Dès les premières planches, ou tableaux, décrivant le massacre d’une tribu de vampires par les prêtresses de la déesse Durga, on comprend que le protagoniste de l’histoire ne sera pas un simple dandy, fils adoptif de braves aristocrates anglais, mais bien l’une de ces créatures qui se repaissent du sang des autres. Le lecteur le voient à l’œuvre, mais le pauvre Lord Benedict de Scotland Yard perçoit tout de même le mystérieux Victor Kundan comme un précieux allié dans son enquête sur les traces d’un terrible meurtriers laissant des cadavres asséchés et méconnaissables dans les ruelles sombres. Kundan joue avec ses proies, se repaie de leur innocence et surtout semble mettre en place un traquenard beaucoup plus vaste dont une bonne partie se déroule beaucoup plus loin dans les colonies indiennes… avec certainement la participation très volontaire de membres de la secte Tugh. Les gêneurs tombent les uns après les autres, ou sont remplacés, et on se doute que la cible de Kundan est moins une personne en particulier qu’un régime complet, un empire.
Venu d’ailleurs
L’autrice Luna Vergari (la série des Harry Dickson avec Doug Headline, Mysteras…) revisite le mythe vampirique, quelque part entre le bijou de Coppola (le look Dandy, entre autres, est très reconnaissable) et l’atmosphère plus lourde et scabreuse de Jack L’éventreur, mais se détourne de ses accents purement horrifiques pour s’engouffrer plus volontiers dans le rythme du thriller ou de la trame policière à la Conan Doyle. Même si les atmosphères sont importantes, le récit avance vite et positionne ses pièces à bon rythme faisant efficacement monter la pression qui annonce un retour sanglant sur les terres de Bharat. Figurant dans quasiment toutes les scènes, le fameux Kundan se montre suffisamment charismatique, à la fois élégant, imposant et terrifiant pour faire oublier qu’il reste pour l’instant finalement assez peu développé, silhouette menaçante et carnassière, figure trompeuse et changeante où l’on ne voit pas affleurer d’autres traits qu’une faim, de sang et de vengeance, implacable. Pas d’approfondissement, pour l’instant, des motivations à la symbolique politique initiée par les pages introductives, mais le scénario les garde sans doute pour les deux autres tomes du triptyque à venir courant 2025.

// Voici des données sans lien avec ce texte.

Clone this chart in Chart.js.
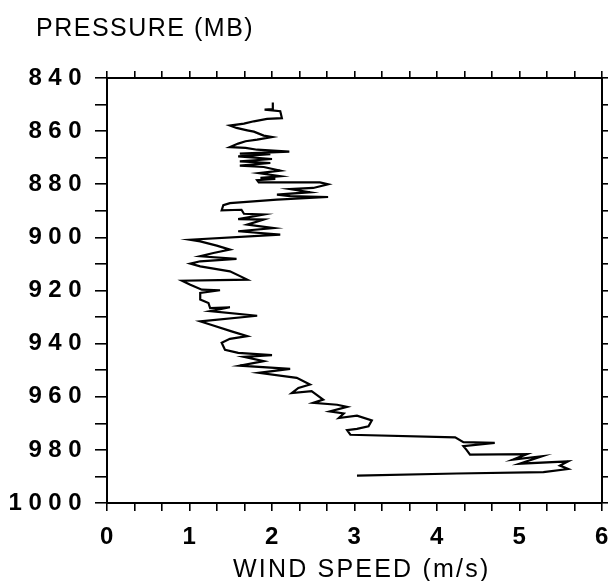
<!DOCTYPE html>
<html>
<head>
<meta charset="utf-8">
<title>Wind speed profile</title>
<script src="https://cdn.jsdelivr.net/npm/chart.js@4.4.1/dist/chart.umd.min.js"></script>
<style>
  html, body { margin: 0; padding: 0; background: #fff; }
  #wrap { width: 611px; height: 581px; }
</style>
</head>
<body>
<div id="wrap"><canvas id="windChart" width="611" height="581"></canvas></div>
<script>
// profile, top (low pressure) to bottom
const pressure = [
  849.2, 851.7, 851.9, 852.5, 855.1, 855.4, 856.3, 857.2, 857.9, 858.8,
  859.7, 860.2, 861.7, 862.2, 863.2, 863.8, 864.7, 866.0, 866.3, 867.0,
  867.7, 868.5, 868.7, 869.5, 870.5, 871.4, 872.0, 873.0, 873.5, 874.9,
  875.8, 877.0, 877.6, 878.0, 878.5, 879.3, 879.3, 880.0, 881.4, 881.8,
  883.0, 883.9, 884.5, 884.8, 885.8, 887.1, 887.9, 889.8, 889.6, 891.1,
  891.4, 893.1, 893.3, 895.2, 896.5, 897.7, 899.0, 900.9, 901.5, 903.1,
  904.6, 905.9, 907.1, 908.1, 909.0, 909.9, 910.9, 912.8, 915.9, 916.3,
  917.8, 919.7, 919.9, 920.9, 923.4, 924.7, 926.6, 926.3, 927.8, 929.5,
  931.6, 932.8, 935.4, 937.2, 938.2, 939.7, 942.3, 943.5, 944.3, 945.0,
  946.6, 948.3, 949.5, 951.0, 952.9, 955.4, 956.7, 958.6, 957.9, 961.1,
  962.3, 963.0, 963.8, 965.5, 966.3, 968.0, 967.1, 968.9, 971.1, 972.1,
  972.6, 974.3, 975.3, 977.1, 977.4, 978.6, 980.1, 981.8, 981.6, 983.7,
  982.4, 985.2, 984.3, 985.9, 987.2, 988.4, 988.9, 989.7
]
const windSpeed = [
  2.01, 2.01, 1.91, 2.10, 2.12, 1.94, 1.78, 1.66, 1.49, 1.57,
  1.70, 1.78, 1.90, 2.00, 1.82, 1.68, 1.59, 1.49, 1.68, 1.82,
  2.21, 1.61, 1.98, 1.59, 2.00, 1.61, 1.98, 1.61, 1.90, 2.10,
  1.84, 2.10, 1.86, 2.04, 1.82, 1.84, 2.58, 2.68, 2.50, 2.22,
  2.46, 2.06, 2.22, 2.68, 2.06, 1.49, 1.41, 1.39, 1.63, 1.66,
  1.90, 1.59, 1.90, 1.70, 2.02, 1.59, 2.10, 1.01, 1.13, 1.33,
  1.49, 1.29, 1.13, 1.57, 1.13, 1.01, 1.13, 1.49, 1.70, 0.91,
  1.01, 1.15, 1.37, 1.13, 1.13, 1.23, 1.25, 1.49, 1.25, 1.82,
  1.13, 1.25, 1.51, 1.70, 1.49, 1.39, 1.43, 1.59, 2.00, 1.66,
  1.90, 1.61, 2.22, 1.84, 2.30, 2.46, 2.32, 2.24, 2.48, 2.62,
  2.50, 2.79, 2.91, 2.70, 2.87, 2.81, 3.03, 3.21, 3.17, 3.03,
  2.91, 2.95, 4.22, 4.32, 4.70, 4.32, 4.36, 4.40, 5.09, 4.92,
  5.27, 5.00, 5.59, 5.49, 5.59, 5.29, 4.24, 3.03
]

const xLabels = [0, 1, 2, 3, 4, 5, 6]
const yTicks = [840, 850, 860, 870, 880, 890, 900, 910, 920, 930, 940, 950, 960, 970, 980, 990, 1000]
const yLabels = [840, 860, 880, 900, 920, 940, 960, 980, 1000]

// minor ticks every 1/3 m/s
const xTicks = []
for (let i = 0; i <= 18; i++) xTicks.push(i / 3)

const fontFamily = '"Liberation Sans", Arial, Helvetica, sans-serif'

function fixSize(prop, size) {
  return (scale) => {
    scale[prop] = size
    scale.paddingLeft = scale.paddingRight = scale.paddingTop = scale.paddingBottom = 0
  }
}

function axisGrid(len) {
  return { display: true, drawOnChartArea: false, drawTicks: true, tickLength: len, color: '#000', lineWidth: 1.6 }
}
const axisBorder = { display: true, color: '#000', width: 2 }

const textPlugin = {
  id: 'textPlugin',
  beforeDraw(chart) {
    // spaced-out digits on the pressure labels
    chart.ctx.letterSpacing = '6.5px'
  },
  afterDraw(chart) {
    const ctx = chart.ctx
    ctx.save()
    ctx.fillStyle = '#000'
    ctx.font = '25px ' + fontFamily
    ctx.textAlign = 'left'
    ctx.textBaseline = 'alphabetic'
    ctx.letterSpacing = '1.5px'
    ctx.fillText('PRESSURE (MB)', 36, 36)
    ctx.letterSpacing = '2.2px'
    ctx.fillText('WIND SPEED (m/s)', 233, 577)
    ctx.restore()
    ctx.letterSpacing = '0px'
  }
}

const ctx = document.getElementById('windChart')
const windChart = new Chart(ctx, {
  type: 'scatter',
  data: {
    datasets: [{
      label: 'Wind speed',
      data: pressure.map((p, i) => ({ x: windSpeed[i], y: p })),
      showLine: true,
      borderColor: '#000',
      borderWidth: 2.2,
      pointRadius: 0,
      tension: 0,
      fill: false
    }]
  },
  options: {
    responsive: false,
    animation: false,
    devicePixelRatio: 1,
    layout: { padding: { top: 68, right: 1, left: 0, bottom: 0 } },
    plugins: {
      legend: { display: false },
      tooltip: { enabled: false },
      title: { display: false }
    },
    scales: {
      x: {
        type: 'linear',
        position: 'bottom',
        min: 0, max: 6,
        afterBuildTicks: (axis) => { axis.ticks = xTicks.map(v => ({ value: v })) },
        afterFit: fixSize('height', 78),
        grid: axisGrid(8),
        border: axisBorder,
        ticks: {
          autoSkip: false,
          maxRotation: 0,
          padding: 12,
          labelOffset: 3,
          color: '#000',
          font: { family: fontFamily, size: 24, weight: 'bold' },
          callback: (v) => xLabels.includes(v) ? String(v) : ''
        }
      },
      x2: {
        type: 'linear',
        position: 'top',
        min: 0, max: 6,
        afterBuildTicks: (axis) => { axis.ticks = xTicks.map(v => ({ value: v })) },
        afterFit: fixSize('height', 10),
        grid: axisGrid(7),
        border: axisBorder,
        ticks: { display: false }
      },
      y: {
        type: 'linear',
        position: 'left',
        reverse: true,
        min: 840, max: 1000,
        afterBuildTicks: (axis) => { axis.ticks = yTicks.map(v => ({ value: v })) },
        afterFit: fixSize('width', 107),
        grid: axisGrid(12),
        border: axisBorder,
        ticks: {
          autoSkip: false,
          padding: 7,
          color: '#000',
          font: { family: fontFamily, size: 24, weight: 'bold' },
          callback: (v) => yLabels.includes(v) ? String(v) : ''
        }
      },
      y2: {
        type: 'linear',
        position: 'right',
        reverse: true,
        min: 840, max: 1000,
        afterBuildTicks: (axis) => { axis.ticks = yTicks.map(v => ({ value: v })) },
        afterFit: fixSize('width', 8),
        grid: axisGrid(6),
        border: axisBorder,
        ticks: { display: false }
      }
    }
  },
  plugins: [textPlugin]
})
</script>
</body>
</html>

Un album intriguant en tout cas, et surtout extrêmement puissant dans la mise en image d’Emmanuel Civiello (Korrigans, La Dynastie des dragons…) pratiquant avec maestria la colorisation à l’ancienne, aux textures et reflets de peintures à l’huile, donnant l’impression d’assister à chaque planche à une toile ténébreuse, et souvent sanglante. Les matières, les architectures écrasantes, la folie barbare qui se détache des mouvements et des regards du prédateur vampire, mais aussi des foules emportées par la peur et la paranoïa, font grand effet. Une mise en scène évocatrice qui du coté hindou n’est pas sans rappeler non plus quelques gravures d’anciennes éditions de romans d’aventures à la Kipling. Mais avec un soupçon de cruauté en plus.